Nature chose her favorites…
By the end of summer, I was feeling pretty confident about my tropical plant and “pretty flower” selections.
James, meanwhile, remained quietly loyal to his native plants while I continued trying to create what can best be described as a Gulf Coast resort with an identity crisis.
Then winter happened. To be fair, “winter” on the Texas Gulf Coast usually lasts somewhere between 36 and 48 hours, immediately followed by 100% humidity and mosquitoes, so I felt pretty confident in my tropical plant choices.
OK, I may be slightly exaggerating, but… come on!!
Nature conducted an experiment… and I lost…











⤊ Selected for Elimination ⤊
And the native plants? They just carried on like winter was a minor inconvenience.
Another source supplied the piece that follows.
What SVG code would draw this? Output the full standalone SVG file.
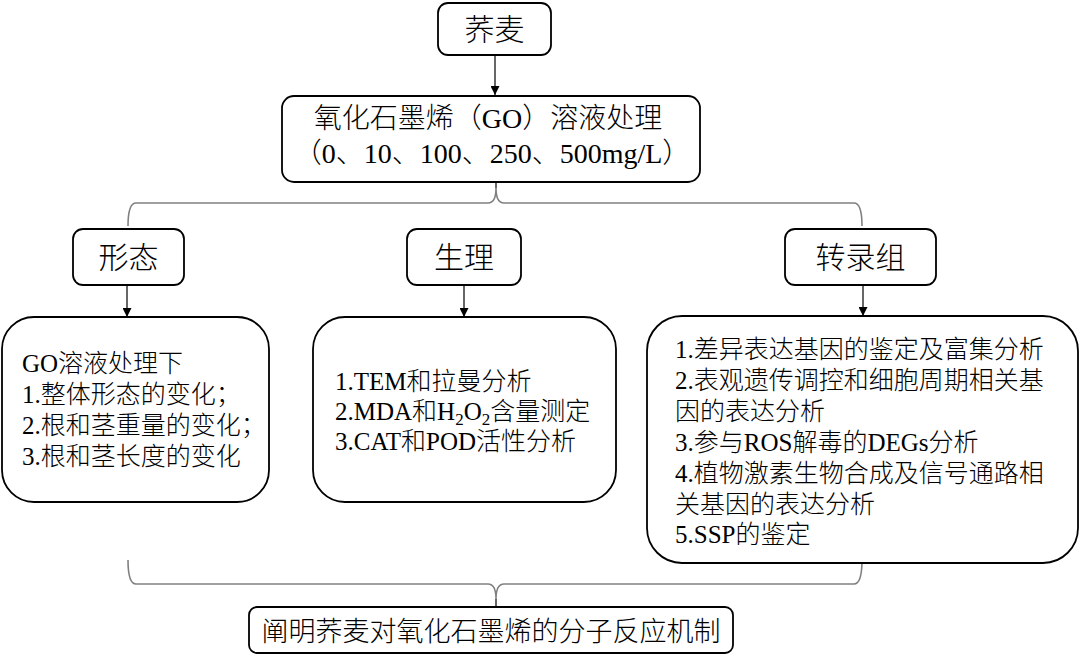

Apparently, they didn’t get the memo.
While I was mourning tropical casualties and moving potted plants into the greenhouse like an emergency evacuation team, the natives stayed unbothered.
Prior to our little “48-hour botanical apocalypse,” I still thought native landscaping was something you added around the edges while trying to keep tropical plants alive in a climate that clearly had other plans!
But watching the natives survive — and in some cases actually thrive — while everything else struggled?… well, it started changing the way I looked at the landscape entirely.
That was probably the moment I started realizing James might actually know what he was talking about!
By spring, we weren’t just planting for appearance anymore.